What you need to do: Each line of the listing that contains the word "this" is to be copied.
++++ Supplied material
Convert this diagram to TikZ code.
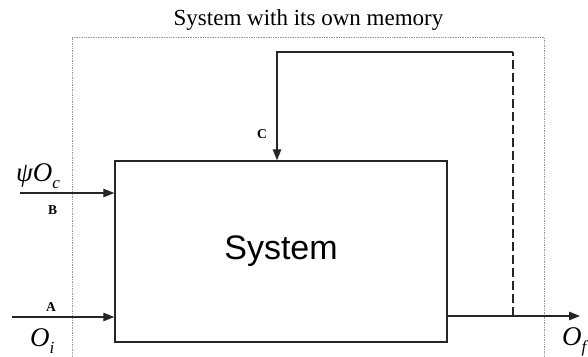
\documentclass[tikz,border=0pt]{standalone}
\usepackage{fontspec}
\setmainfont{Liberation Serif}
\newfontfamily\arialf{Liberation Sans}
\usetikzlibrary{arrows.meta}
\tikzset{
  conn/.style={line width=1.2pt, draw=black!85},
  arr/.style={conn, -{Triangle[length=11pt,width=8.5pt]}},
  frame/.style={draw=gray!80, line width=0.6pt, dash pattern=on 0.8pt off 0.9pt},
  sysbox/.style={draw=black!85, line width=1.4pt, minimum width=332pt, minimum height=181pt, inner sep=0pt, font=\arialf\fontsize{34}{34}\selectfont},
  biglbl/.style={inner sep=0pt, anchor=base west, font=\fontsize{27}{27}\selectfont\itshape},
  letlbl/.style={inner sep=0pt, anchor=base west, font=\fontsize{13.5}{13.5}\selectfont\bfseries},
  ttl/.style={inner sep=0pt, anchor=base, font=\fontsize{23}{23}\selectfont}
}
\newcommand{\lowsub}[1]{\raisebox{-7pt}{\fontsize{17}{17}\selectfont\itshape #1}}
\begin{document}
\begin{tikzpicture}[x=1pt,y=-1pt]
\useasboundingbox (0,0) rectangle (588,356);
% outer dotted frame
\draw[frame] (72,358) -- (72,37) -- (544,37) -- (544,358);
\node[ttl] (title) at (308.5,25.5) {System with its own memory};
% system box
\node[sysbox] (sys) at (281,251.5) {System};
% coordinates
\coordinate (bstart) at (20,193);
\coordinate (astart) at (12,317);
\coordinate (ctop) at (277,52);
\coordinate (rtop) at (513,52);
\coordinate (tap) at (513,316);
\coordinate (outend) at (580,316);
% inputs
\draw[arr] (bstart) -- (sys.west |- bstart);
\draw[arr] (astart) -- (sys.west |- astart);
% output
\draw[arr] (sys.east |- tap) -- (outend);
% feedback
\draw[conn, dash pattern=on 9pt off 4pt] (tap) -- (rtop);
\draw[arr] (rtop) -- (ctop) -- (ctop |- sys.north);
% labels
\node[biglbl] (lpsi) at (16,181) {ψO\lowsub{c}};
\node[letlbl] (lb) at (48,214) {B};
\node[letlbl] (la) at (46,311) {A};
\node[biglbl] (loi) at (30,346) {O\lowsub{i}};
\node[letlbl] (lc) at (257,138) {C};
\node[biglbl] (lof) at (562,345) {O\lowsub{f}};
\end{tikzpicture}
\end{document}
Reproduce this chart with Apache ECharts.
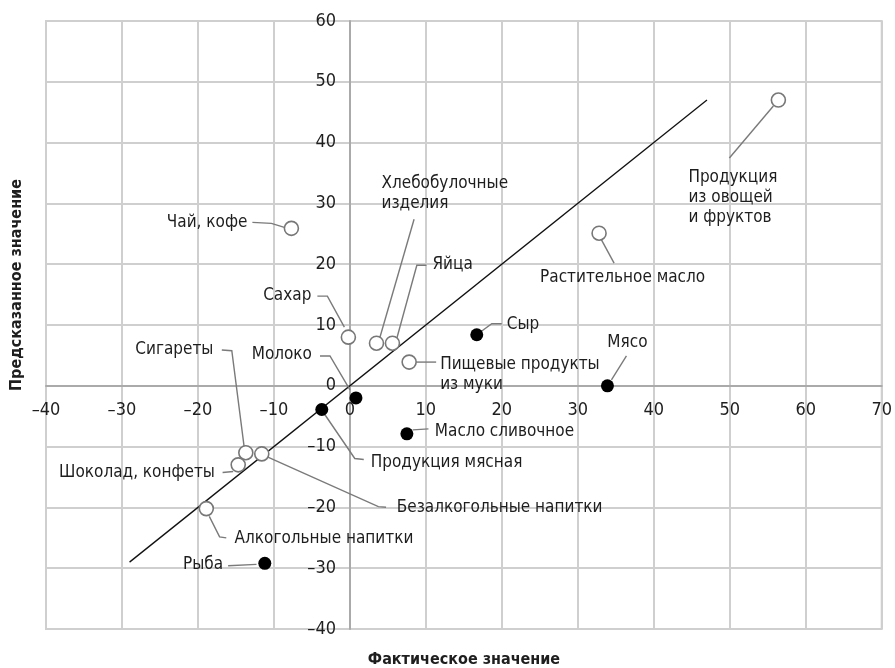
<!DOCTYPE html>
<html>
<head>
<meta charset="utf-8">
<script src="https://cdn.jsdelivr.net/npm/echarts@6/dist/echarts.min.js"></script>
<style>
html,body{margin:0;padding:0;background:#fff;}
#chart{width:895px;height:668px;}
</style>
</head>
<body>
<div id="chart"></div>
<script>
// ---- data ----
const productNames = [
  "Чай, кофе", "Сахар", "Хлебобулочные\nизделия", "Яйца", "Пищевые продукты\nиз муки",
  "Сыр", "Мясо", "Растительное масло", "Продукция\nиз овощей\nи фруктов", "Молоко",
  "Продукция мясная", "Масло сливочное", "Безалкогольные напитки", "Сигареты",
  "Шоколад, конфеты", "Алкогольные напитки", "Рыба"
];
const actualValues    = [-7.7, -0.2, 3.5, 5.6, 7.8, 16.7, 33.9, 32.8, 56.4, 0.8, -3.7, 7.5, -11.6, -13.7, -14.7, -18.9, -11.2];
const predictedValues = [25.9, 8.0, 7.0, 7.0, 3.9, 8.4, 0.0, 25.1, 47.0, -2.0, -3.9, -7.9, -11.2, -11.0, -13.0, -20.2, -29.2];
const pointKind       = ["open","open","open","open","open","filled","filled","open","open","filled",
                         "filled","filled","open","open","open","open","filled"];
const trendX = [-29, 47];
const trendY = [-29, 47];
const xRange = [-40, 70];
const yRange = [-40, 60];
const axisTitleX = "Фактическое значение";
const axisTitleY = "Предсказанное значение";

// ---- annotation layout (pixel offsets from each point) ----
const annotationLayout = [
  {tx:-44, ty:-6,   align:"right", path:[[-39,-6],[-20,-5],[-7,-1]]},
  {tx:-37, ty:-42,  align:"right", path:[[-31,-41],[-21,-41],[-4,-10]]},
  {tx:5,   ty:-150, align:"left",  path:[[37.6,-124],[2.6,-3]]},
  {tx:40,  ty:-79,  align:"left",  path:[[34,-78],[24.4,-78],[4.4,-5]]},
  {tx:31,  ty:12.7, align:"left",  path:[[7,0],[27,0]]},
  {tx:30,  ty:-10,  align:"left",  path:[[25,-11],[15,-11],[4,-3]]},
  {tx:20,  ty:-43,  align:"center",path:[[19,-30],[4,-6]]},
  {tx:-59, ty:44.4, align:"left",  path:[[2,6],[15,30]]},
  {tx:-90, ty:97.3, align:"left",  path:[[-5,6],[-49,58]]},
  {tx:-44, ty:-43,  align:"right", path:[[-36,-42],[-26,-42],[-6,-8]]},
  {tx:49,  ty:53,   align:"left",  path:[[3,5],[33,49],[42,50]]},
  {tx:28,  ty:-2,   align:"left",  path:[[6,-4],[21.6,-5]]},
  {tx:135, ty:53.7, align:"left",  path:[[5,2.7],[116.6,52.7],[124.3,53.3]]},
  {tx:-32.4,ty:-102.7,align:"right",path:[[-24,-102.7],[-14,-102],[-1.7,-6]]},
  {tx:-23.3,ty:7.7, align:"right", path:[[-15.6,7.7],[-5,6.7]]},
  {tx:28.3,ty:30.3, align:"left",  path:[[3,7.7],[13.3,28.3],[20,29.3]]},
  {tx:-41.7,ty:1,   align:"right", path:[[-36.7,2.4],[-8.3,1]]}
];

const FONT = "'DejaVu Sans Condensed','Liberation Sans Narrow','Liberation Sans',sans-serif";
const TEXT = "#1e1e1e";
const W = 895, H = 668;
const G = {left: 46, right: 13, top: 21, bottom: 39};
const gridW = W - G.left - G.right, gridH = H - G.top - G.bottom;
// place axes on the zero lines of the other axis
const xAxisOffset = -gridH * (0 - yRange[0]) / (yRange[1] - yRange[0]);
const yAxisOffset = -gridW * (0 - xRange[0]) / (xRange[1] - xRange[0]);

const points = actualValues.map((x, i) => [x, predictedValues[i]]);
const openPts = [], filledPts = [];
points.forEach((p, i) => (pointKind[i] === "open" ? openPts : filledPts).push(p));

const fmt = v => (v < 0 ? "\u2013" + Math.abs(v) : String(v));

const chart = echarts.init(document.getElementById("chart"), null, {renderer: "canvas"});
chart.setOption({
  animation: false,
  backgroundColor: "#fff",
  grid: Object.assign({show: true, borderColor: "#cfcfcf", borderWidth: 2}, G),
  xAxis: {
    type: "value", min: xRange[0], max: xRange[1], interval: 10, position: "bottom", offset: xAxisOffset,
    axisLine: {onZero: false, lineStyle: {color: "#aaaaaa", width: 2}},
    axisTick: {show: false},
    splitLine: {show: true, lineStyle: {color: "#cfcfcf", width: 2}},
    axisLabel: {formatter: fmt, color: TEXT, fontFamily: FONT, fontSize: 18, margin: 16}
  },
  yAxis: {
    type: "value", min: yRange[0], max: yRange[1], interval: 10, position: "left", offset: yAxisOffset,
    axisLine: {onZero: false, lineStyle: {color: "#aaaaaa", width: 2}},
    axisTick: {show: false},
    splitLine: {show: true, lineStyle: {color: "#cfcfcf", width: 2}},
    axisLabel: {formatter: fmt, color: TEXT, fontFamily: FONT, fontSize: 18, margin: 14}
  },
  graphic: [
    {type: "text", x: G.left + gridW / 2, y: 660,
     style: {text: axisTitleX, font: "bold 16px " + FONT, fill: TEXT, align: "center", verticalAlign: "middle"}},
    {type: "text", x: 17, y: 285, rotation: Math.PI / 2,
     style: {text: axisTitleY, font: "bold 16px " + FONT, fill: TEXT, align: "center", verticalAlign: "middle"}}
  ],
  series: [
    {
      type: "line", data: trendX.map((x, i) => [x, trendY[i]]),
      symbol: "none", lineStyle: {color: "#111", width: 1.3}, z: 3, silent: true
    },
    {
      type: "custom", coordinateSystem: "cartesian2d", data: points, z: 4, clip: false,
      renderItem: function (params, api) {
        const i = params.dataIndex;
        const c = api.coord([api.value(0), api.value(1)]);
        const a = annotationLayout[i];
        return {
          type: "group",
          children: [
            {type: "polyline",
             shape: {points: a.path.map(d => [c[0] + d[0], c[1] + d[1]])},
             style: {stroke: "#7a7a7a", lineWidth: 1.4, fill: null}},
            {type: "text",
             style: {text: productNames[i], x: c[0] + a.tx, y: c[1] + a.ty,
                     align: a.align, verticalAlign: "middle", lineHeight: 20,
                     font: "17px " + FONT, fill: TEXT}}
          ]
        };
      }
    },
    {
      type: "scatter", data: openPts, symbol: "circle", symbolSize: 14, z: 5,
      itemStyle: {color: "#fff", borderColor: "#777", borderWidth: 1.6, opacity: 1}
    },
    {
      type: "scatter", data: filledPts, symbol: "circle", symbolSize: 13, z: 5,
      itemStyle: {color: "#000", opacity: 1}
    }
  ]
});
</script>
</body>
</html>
++++++++
Exercise response:
Convert this diagram to TikZ code.
Reproduce this chart with Apache ECharts.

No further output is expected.